▸ Collected data
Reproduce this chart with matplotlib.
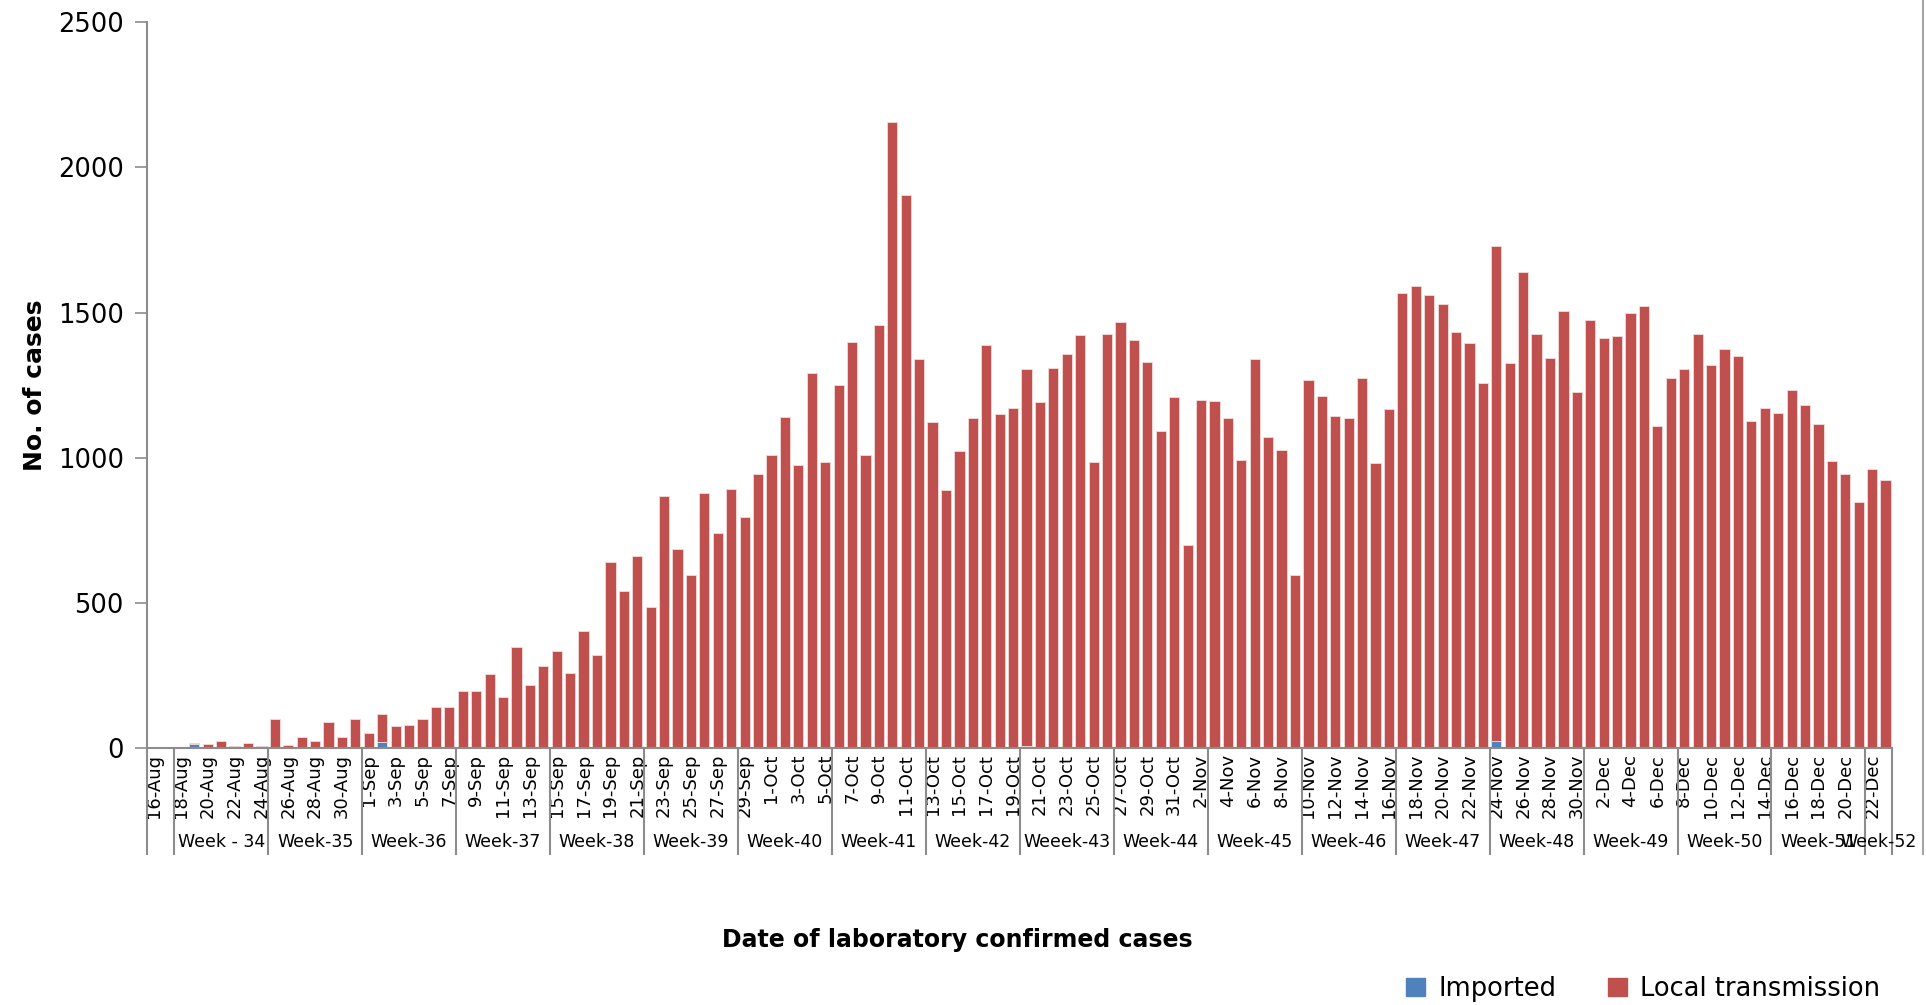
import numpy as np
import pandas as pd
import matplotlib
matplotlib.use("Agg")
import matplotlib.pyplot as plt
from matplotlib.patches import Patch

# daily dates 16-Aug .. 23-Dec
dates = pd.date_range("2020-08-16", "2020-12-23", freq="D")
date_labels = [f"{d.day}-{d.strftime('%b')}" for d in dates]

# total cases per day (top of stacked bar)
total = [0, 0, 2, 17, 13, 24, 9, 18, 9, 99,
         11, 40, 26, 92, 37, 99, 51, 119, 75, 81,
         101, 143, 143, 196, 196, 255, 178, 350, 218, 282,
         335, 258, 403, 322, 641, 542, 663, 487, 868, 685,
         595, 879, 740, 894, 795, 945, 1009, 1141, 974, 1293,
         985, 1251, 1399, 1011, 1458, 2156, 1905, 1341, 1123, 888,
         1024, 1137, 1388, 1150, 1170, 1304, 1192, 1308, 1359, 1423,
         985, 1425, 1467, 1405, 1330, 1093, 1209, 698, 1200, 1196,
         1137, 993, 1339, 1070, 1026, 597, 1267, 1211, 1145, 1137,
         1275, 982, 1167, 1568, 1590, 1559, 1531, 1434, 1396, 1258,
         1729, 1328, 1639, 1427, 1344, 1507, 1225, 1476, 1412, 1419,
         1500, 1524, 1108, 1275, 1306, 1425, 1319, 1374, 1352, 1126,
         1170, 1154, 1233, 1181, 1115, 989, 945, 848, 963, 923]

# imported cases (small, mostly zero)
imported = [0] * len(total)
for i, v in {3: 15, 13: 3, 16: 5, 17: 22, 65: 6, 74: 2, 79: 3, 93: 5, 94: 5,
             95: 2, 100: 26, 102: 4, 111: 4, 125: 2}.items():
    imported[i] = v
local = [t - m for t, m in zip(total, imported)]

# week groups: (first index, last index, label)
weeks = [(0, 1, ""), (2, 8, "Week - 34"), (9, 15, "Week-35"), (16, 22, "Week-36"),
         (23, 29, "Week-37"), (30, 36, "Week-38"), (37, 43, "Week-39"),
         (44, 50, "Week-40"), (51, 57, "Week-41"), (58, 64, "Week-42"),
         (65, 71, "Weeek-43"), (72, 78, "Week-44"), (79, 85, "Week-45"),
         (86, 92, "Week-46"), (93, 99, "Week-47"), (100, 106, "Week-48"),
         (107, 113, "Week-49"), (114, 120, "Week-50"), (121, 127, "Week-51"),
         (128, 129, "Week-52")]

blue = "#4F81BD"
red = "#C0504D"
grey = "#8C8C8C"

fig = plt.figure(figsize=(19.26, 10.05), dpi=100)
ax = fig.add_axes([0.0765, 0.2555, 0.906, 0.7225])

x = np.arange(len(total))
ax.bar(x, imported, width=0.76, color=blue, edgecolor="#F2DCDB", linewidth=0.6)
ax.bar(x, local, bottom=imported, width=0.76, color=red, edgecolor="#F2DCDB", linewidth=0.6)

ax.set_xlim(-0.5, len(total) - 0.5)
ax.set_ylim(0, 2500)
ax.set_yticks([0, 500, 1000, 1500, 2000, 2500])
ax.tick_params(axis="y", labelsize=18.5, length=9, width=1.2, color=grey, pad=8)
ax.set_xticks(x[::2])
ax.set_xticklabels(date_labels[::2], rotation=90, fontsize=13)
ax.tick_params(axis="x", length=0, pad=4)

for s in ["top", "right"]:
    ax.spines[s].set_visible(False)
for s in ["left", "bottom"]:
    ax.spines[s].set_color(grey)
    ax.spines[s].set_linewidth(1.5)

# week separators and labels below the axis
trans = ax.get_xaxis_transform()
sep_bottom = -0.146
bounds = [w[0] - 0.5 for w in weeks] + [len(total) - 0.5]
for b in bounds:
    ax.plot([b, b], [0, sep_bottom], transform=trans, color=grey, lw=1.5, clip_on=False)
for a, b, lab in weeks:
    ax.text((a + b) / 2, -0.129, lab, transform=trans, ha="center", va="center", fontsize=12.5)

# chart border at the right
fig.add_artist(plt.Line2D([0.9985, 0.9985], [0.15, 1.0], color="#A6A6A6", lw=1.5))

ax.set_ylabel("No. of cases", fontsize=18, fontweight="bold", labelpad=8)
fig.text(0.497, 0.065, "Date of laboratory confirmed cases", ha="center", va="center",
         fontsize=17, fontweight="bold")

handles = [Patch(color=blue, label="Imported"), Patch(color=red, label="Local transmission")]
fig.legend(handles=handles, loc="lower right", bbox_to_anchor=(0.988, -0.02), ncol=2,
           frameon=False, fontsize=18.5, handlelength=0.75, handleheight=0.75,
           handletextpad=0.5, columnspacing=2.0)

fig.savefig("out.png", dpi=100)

▸ Given request
Leave out the pictures and copy the rest of the material above exactly.

▸ Problem solution
Reproduce this chart with matplotlib.
import numpy as np
import pandas as pd
import matplotlib
matplotlib.use("Agg")
import matplotlib.pyplot as plt
from matplotlib.patches import Patch

# daily dates 16-Aug .. 23-Dec
dates = pd.date_range("2020-08-16", "2020-12-23", freq="D")
date_labels = [f"{d.day}-{d.strftime('%b')}" for d in dates]

# total cases per day (top of stacked bar)
total = [0, 0, 2, 17, 13, 24, 9, 18, 9, 99,
         11, 40, 26, 92, 37, 99, 51, 119, 75, 81,
         101, 143, 143, 196, 196, 255, 178, 350, 218, 282,
         335, 258, 403, 322, 641, 542, 663, 487, 868, 685,
         595, 879, 740, 894, 795, 945, 1009, 1141, 974, 1293,
         985, 1251, 1399, 1011, 1458, 2156, 1905, 1341, 1123, 888,
         1024, 1137, 1388, 1150, 1170, 1304, 1192, 1308, 1359, 1423,
         985, 1425, 1467, 1405, 1330, 1093, 1209, 698, 1200, 1196,
         1137, 993, 1339, 1070, 1026, 597, 1267, 1211, 1145, 1137,
         1275, 982, 1167, 1568, 1590, 1559, 1531, 1434, 1396, 1258,
         1729, 1328, 1639, 1427, 1344, 1507, 1225, 1476, 1412, 1419,
         1500, 1524, 1108, 1275, 1306, 1425, 1319, 1374, 1352, 1126,
         1170, 1154, 1233, 1181, 1115, 989, 945, 848, 963, 923]

# imported cases (small, mostly zero)
imported = [0] * len(total)
for i, v in {3: 15, 13: 3, 16: 5, 17: 22, 65: 6, 74: 2, 79: 3, 93: 5, 94: 5,
             95: 2, 100: 26, 102: 4, 111: 4, 125: 2}.items():
    imported[i] = v
local = [t - m for t, m in zip(total, imported)]

# week groups: (first index, last index, label)
weeks = [(0, 1, ""), (2, 8, "Week - 34"), (9, 15, "Week-35"), (16, 22, "Week-36"),
         (23, 29, "Week-37"), (30, 36, "Week-38"), (37, 43, "Week-39"),
         (44, 50, "Week-40"), (51, 57, "Week-41"), (58, 64, "Week-42"),
         (65, 71, "Weeek-43"), (72, 78, "Week-44"), (79, 85, "Week-45"),
         (86, 92, "Week-46"), (93, 99, "Week-47"), (100, 106, "Week-48"),
         (107, 113, "Week-49"), (114, 120, "Week-50"), (121, 127, "Week-51"),
         (128, 129, "Week-52")]

blue = "#4F81BD"
red = "#C0504D"
grey = "#8C8C8C"

fig = plt.figure(figsize=(19.26, 10.05), dpi=100)
ax = fig.add_axes([0.0765, 0.2555, 0.906, 0.7225])

x = np.arange(len(total))
ax.bar(x, imported, width=0.76, color=blue, edgecolor="#F2DCDB", linewidth=0.6)
ax.bar(x, local, bottom=imported, width=0.76, color=red, edgecolor="#F2DCDB", linewidth=0.6)

ax.set_xlim(-0.5, len(total) - 0.5)
ax.set_ylim(0, 2500)
ax.set_yticks([0, 500, 1000, 1500, 2000, 2500])
ax.tick_params(axis="y", labelsize=18.5, length=9, width=1.2, color=grey, pad=8)
ax.set_xticks(x[::2])
ax.set_xticklabels(date_labels[::2], rotation=90, fontsize=13)
ax.tick_params(axis="x", length=0, pad=4)

for s in ["top", "right"]:
    ax.spines[s].set_visible(False)
for s in ["left", "bottom"]:
    ax.spines[s].set_color(grey)
    ax.spines[s].set_linewidth(1.5)

# week separators and labels below the axis
trans = ax.get_xaxis_transform()
sep_bottom = -0.146
bounds = [w[0] - 0.5 for w in weeks] + [len(total) - 0.5]
for b in bounds:
    ax.plot([b, b], [0, sep_bottom], transform=trans, color=grey, lw=1.5, clip_on=False)
for a, b, lab in weeks:
    ax.text((a + b) / 2, -0.129, lab, transform=trans, ha="center", va="center", fontsize=12.5)

# chart border at the right
fig.add_artist(plt.Line2D([0.9985, 0.9985], [0.15, 1.0], color="#A6A6A6", lw=1.5))

ax.set_ylabel("No. of cases", fontsize=18, fontweight="bold", labelpad=8)
fig.text(0.497, 0.065, "Date of laboratory confirmed cases", ha="center", va="center",
         fontsize=17, fontweight="bold")

handles = [Patch(color=blue, label="Imported"), Patch(color=red, label="Local transmission")]
fig.legend(handles=handles, loc="lower right", bbox_to_anchor=(0.988, -0.02), ncol=2,
           frameon=False, fontsize=18.5, handlelength=0.75, handleheight=0.75,
           handletextpad=0.5, columnspacing=2.0)

fig.savefig("out.png", dpi=100)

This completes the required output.